> **Written task**: With the pictures left out, copy the listing below exactly.

> **Provided records**:

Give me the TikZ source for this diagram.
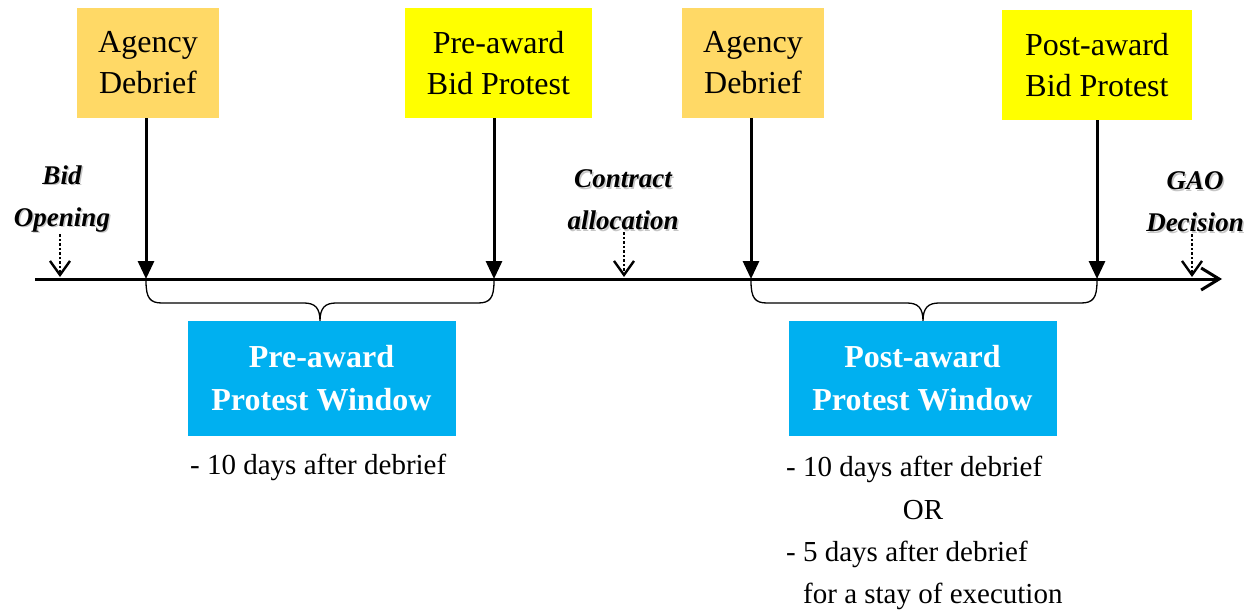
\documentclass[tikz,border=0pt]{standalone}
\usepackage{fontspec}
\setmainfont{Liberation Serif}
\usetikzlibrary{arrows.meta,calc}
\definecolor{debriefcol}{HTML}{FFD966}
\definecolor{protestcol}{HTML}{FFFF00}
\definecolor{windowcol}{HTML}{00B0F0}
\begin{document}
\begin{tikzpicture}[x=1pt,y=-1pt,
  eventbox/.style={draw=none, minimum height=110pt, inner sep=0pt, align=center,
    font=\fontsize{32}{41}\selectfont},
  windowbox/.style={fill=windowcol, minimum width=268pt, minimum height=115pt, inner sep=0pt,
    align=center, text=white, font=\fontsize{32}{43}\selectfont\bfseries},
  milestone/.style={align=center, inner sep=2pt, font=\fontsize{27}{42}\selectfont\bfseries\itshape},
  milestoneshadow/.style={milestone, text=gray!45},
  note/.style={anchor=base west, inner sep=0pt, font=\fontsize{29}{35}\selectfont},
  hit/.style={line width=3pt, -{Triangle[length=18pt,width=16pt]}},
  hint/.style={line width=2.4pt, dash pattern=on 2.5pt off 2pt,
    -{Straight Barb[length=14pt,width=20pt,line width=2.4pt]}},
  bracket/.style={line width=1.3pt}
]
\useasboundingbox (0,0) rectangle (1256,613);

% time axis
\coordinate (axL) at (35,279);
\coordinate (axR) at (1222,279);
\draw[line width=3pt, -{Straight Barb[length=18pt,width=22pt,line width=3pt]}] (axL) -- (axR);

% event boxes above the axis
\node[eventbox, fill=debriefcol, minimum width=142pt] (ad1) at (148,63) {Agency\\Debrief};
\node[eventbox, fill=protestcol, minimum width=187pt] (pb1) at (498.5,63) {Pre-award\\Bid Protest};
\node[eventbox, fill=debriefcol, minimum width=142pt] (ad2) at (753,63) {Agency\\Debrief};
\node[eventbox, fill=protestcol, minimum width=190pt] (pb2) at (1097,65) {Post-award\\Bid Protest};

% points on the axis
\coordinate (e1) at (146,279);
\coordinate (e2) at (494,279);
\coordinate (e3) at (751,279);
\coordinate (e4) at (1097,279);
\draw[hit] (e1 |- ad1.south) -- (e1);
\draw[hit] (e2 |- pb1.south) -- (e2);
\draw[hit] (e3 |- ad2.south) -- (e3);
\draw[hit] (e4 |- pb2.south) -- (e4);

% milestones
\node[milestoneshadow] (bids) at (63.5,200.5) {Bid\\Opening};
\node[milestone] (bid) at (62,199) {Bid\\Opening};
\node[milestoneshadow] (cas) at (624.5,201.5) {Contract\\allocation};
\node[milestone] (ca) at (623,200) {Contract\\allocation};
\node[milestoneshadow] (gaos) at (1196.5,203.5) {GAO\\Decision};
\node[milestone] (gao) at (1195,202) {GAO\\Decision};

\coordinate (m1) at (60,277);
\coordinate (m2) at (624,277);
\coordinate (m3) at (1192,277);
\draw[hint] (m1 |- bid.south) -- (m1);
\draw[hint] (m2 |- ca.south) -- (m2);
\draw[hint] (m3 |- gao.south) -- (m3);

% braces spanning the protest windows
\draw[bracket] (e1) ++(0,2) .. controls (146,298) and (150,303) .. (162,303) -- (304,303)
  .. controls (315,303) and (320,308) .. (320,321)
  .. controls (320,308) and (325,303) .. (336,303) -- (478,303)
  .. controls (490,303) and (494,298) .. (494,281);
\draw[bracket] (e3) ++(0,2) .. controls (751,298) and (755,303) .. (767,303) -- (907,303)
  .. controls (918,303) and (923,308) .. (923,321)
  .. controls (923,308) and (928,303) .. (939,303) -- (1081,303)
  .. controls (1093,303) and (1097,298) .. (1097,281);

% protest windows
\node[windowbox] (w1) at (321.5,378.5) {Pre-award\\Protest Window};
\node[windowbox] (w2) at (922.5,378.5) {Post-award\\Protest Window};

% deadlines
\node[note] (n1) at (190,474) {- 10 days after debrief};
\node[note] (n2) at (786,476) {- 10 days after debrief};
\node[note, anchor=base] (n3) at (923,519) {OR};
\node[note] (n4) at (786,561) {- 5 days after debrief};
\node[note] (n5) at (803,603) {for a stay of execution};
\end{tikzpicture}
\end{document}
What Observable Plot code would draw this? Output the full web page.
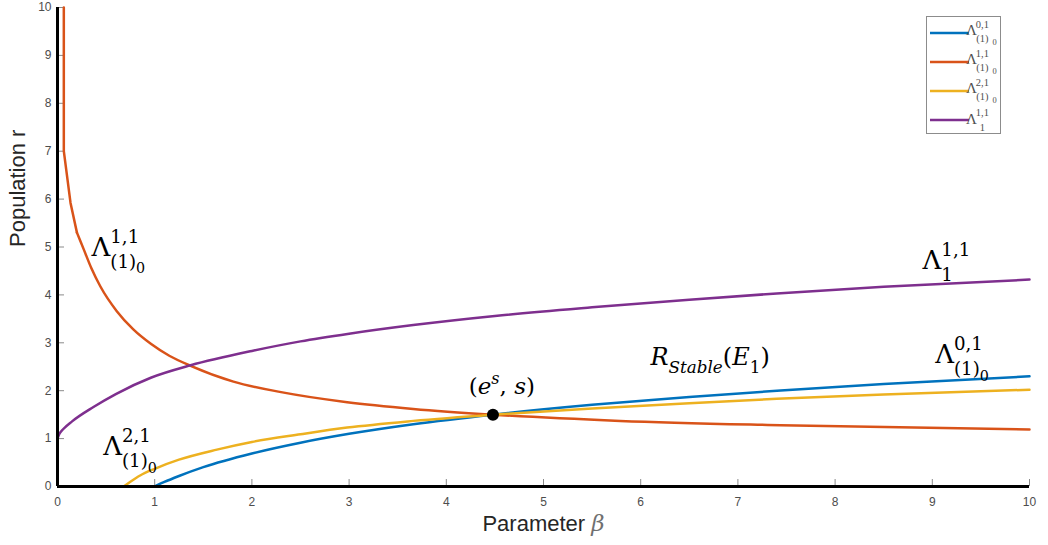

> **Full solution**:
Give me the TikZ source for this diagram.
\documentclass[tikz,border=0pt]{standalone}
\usepackage{fontspec}
\setmainfont{Liberation Serif}
\usetikzlibrary{arrows.meta,calc}
\definecolor{debriefcol}{HTML}{FFD966}
\definecolor{protestcol}{HTML}{FFFF00}
\definecolor{windowcol}{HTML}{00B0F0}
\begin{document}
\begin{tikzpicture}[x=1pt,y=-1pt,
  eventbox/.style={draw=none, minimum height=110pt, inner sep=0pt, align=center,
    font=\fontsize{32}{41}\selectfont},
  windowbox/.style={fill=windowcol, minimum width=268pt, minimum height=115pt, inner sep=0pt,
    align=center, text=white, font=\fontsize{32}{43}\selectfont\bfseries},
  milestone/.style={align=center, inner sep=2pt, font=\fontsize{27}{42}\selectfont\bfseries\itshape},
  milestoneshadow/.style={milestone, text=gray!45},
  note/.style={anchor=base west, inner sep=0pt, font=\fontsize{29}{35}\selectfont},
  hit/.style={line width=3pt, -{Triangle[length=18pt,width=16pt]}},
  hint/.style={line width=2.4pt, dash pattern=on 2.5pt off 2pt,
    -{Straight Barb[length=14pt,width=20pt,line width=2.4pt]}},
  bracket/.style={line width=1.3pt}
]
\useasboundingbox (0,0) rectangle (1256,613);

% time axis
\coordinate (axL) at (35,279);
\coordinate (axR) at (1222,279);
\draw[line width=3pt, -{Straight Barb[length=18pt,width=22pt,line width=3pt]}] (axL) -- (axR);

% event boxes above the axis
\node[eventbox, fill=debriefcol, minimum width=142pt] (ad1) at (148,63) {Agency\\Debrief};
\node[eventbox, fill=protestcol, minimum width=187pt] (pb1) at (498.5,63) {Pre-award\\Bid Protest};
\node[eventbox, fill=debriefcol, minimum width=142pt] (ad2) at (753,63) {Agency\\Debrief};
\node[eventbox, fill=protestcol, minimum width=190pt] (pb2) at (1097,65) {Post-award\\Bid Protest};

% points on the axis
\coordinate (e1) at (146,279);
\coordinate (e2) at (494,279);
\coordinate (e3) at (751,279);
\coordinate (e4) at (1097,279);
\draw[hit] (e1 |- ad1.south) -- (e1);
\draw[hit] (e2 |- pb1.south) -- (e2);
\draw[hit] (e3 |- ad2.south) -- (e3);
\draw[hit] (e4 |- pb2.south) -- (e4);

% milestones
\node[milestoneshadow] (bids) at (63.5,200.5) {Bid\\Opening};
\node[milestone] (bid) at (62,199) {Bid\\Opening};
\node[milestoneshadow] (cas) at (624.5,201.5) {Contract\\allocation};
\node[milestone] (ca) at (623,200) {Contract\\allocation};
\node[milestoneshadow] (gaos) at (1196.5,203.5) {GAO\\Decision};
\node[milestone] (gao) at (1195,202) {GAO\\Decision};

\coordinate (m1) at (60,277);
\coordinate (m2) at (624,277);
\coordinate (m3) at (1192,277);
\draw[hint] (m1 |- bid.south) -- (m1);
\draw[hint] (m2 |- ca.south) -- (m2);
\draw[hint] (m3 |- gao.south) -- (m3);

% braces spanning the protest windows
\draw[bracket] (e1) ++(0,2) .. controls (146,298) and (150,303) .. (162,303) -- (304,303)
  .. controls (315,303) and (320,308) .. (320,321)
  .. controls (320,308) and (325,303) .. (336,303) -- (478,303)
  .. controls (490,303) and (494,298) .. (494,281);
\draw[bracket] (e3) ++(0,2) .. controls (751,298) and (755,303) .. (767,303) -- (907,303)
  .. controls (918,303) and (923,308) .. (923,321)
  .. controls (923,308) and (928,303) .. (939,303) -- (1081,303)
  .. controls (1093,303) and (1097,298) .. (1097,281);

% protest windows
\node[windowbox] (w1) at (321.5,378.5) {Pre-award\\Protest Window};
\node[windowbox] (w2) at (922.5,378.5) {Post-award\\Protest Window};

% deadlines
\node[note] (n1) at (190,474) {- 10 days after debrief};
\node[note] (n2) at (786,476) {- 10 days after debrief};
\node[note, anchor=base] (n3) at (923,519) {OR};
\node[note] (n4) at (786,561) {- 5 days after debrief};
\node[note] (n5) at (803,603) {for a stay of execution};
\end{tikzpicture}
\end{document}
What Observable Plot code would draw this? Output the full web page.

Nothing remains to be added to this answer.